District Seeks to Revive Gun Ban

The District of Columbia has filed a petition with the Supreme Court seeking review of a federal appeals court decision striking down the District’s ban on handguns in the case of District of Columbia v. Heller.

The U.S. Court of Appeals for the D.C. Circuit held last year in Parker v. District of Columbia that the ban violates the Second Amendment. The court held that Dick Anthony Heller, a federal judicial police officer, could challenge the District’s ban, which barred him from possessing a gun at home for self-defense, even though he lives in a high-crime neighborhood and carries a gun at work.

I explained earlier why this ruling was correct, and did not involve judicial activism.

Ironically, another appeals court in the very same city, the D.C. Court of Appeals, continues to say that the gun ban is just fine, having upheld it in Sandidge v.
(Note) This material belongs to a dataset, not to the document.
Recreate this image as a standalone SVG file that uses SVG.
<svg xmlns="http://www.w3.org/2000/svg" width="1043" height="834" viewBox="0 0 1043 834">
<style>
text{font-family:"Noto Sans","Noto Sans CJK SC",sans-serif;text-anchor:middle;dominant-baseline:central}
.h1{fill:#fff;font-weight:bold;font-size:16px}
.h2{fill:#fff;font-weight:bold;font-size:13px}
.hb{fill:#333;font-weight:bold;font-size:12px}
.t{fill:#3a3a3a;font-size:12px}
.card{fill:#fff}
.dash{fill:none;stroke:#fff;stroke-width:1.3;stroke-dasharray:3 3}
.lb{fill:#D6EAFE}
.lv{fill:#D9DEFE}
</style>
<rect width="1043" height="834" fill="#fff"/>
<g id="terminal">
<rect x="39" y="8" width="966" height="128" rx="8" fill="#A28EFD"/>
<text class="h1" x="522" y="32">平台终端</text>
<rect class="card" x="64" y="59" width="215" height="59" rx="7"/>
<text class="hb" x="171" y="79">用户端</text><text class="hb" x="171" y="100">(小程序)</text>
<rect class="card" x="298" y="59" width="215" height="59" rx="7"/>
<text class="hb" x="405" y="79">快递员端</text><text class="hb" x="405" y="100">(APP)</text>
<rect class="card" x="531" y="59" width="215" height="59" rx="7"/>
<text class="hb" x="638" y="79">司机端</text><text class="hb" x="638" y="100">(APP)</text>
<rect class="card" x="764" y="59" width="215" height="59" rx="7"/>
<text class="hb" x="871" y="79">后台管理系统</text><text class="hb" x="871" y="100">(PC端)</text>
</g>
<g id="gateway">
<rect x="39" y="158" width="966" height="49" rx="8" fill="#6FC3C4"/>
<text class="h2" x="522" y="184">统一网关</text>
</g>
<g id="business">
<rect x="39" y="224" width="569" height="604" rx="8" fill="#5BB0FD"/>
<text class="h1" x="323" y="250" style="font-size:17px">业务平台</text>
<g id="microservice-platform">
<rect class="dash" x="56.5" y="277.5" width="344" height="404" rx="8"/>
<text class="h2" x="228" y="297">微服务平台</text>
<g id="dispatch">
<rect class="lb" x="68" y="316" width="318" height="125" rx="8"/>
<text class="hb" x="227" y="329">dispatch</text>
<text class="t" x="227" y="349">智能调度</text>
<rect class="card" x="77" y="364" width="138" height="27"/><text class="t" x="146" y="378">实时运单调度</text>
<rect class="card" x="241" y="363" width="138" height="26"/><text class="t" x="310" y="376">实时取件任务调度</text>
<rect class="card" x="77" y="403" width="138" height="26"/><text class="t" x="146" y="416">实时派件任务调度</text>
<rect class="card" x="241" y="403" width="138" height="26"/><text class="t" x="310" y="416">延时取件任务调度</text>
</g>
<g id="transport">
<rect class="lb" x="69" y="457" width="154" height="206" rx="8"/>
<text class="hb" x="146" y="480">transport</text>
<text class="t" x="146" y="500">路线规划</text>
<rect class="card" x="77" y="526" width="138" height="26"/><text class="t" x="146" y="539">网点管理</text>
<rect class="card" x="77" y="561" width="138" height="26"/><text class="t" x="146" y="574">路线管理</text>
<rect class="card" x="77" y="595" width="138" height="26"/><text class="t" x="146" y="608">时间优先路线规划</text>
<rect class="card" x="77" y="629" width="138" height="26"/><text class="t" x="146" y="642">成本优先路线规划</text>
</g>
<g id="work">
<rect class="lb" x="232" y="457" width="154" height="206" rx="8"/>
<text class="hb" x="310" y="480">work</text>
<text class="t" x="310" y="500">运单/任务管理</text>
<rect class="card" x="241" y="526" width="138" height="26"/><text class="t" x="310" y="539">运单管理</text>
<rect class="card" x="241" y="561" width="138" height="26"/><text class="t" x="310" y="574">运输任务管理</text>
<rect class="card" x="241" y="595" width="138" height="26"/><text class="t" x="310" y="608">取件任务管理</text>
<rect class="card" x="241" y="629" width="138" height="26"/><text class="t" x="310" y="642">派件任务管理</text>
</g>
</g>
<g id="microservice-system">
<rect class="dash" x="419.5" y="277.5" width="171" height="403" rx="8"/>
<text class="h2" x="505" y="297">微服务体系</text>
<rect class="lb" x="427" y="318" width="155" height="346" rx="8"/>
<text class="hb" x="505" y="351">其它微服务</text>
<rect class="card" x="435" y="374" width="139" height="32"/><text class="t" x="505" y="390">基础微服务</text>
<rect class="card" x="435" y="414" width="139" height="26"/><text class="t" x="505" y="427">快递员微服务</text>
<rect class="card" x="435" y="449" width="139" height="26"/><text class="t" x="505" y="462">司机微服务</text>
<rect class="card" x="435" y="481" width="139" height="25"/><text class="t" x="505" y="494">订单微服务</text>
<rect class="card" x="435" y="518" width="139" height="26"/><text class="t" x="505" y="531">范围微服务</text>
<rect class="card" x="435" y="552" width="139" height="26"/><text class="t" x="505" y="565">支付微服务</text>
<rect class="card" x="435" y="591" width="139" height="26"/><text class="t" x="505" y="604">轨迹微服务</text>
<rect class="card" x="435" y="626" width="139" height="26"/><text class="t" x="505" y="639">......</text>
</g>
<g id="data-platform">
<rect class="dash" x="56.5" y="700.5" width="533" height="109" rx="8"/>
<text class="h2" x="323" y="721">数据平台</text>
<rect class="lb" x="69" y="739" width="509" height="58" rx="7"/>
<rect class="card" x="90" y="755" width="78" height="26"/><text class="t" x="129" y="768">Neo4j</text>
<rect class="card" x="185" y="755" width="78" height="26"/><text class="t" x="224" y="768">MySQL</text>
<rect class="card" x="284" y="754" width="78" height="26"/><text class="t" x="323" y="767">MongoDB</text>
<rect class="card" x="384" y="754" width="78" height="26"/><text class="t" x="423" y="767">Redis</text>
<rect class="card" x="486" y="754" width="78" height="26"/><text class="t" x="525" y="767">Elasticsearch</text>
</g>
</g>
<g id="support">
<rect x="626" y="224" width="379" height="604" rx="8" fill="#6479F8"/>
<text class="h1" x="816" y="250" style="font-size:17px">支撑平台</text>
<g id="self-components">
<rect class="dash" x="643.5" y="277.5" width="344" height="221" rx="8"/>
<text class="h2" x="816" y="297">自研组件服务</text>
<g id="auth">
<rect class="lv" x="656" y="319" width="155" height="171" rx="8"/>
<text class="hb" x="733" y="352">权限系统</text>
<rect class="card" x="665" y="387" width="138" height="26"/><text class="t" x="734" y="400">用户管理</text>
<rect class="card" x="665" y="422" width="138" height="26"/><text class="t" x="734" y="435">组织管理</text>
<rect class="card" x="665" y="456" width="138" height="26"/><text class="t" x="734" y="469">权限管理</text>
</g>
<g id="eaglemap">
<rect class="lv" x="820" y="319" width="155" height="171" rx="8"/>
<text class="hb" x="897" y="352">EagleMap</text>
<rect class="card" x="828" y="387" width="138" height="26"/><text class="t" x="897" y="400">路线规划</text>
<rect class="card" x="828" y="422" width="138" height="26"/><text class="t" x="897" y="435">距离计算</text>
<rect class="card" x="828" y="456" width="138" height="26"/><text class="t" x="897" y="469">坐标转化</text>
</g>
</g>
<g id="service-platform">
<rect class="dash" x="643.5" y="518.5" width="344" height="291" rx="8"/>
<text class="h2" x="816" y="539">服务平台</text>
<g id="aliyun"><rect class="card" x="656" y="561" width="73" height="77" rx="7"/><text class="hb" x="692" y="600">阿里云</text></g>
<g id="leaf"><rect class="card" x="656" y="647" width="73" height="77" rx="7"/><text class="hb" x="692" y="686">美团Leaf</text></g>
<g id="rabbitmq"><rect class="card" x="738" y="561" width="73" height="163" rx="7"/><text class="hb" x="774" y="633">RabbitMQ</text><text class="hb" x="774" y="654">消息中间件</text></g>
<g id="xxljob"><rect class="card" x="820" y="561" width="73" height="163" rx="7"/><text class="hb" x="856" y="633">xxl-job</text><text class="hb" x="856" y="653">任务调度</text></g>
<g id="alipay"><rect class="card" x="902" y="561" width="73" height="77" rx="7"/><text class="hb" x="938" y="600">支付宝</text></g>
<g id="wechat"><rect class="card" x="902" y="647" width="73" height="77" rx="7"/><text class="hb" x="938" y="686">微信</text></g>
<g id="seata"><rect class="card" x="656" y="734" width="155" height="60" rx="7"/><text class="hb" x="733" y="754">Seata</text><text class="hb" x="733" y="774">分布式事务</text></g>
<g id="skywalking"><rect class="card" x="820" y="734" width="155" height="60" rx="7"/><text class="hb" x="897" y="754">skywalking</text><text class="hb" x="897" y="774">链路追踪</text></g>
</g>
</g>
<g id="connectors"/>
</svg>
United States (1987). That ruling is directly contrary to the D.C. Circuit‘s ruling in Parker v. District of Columbia. I discuss this conflict among courts, and its consequences for District of Columbia residents (and people being prosecuted) here.

Engaging in the legal hairsplitting that is second nature to lawyers, the court held that five other citizens, like lead plaintiff Shelly Parker, lacked standing to challenge the ban, because they had not engaged in the futile formality, prior to suing, of requesting that the District government allow them to possess a gun for self-defense. (Heller made such a request, which was rejected based on the District’s gun ban, and the court held that that formality gave him standing). Heller attorney Robert A. Levy says he will file a cross-appeal seeking to challenge the court’s holding that only Heller, not the other plaintiffs like Parket, have standing to challenge the ban.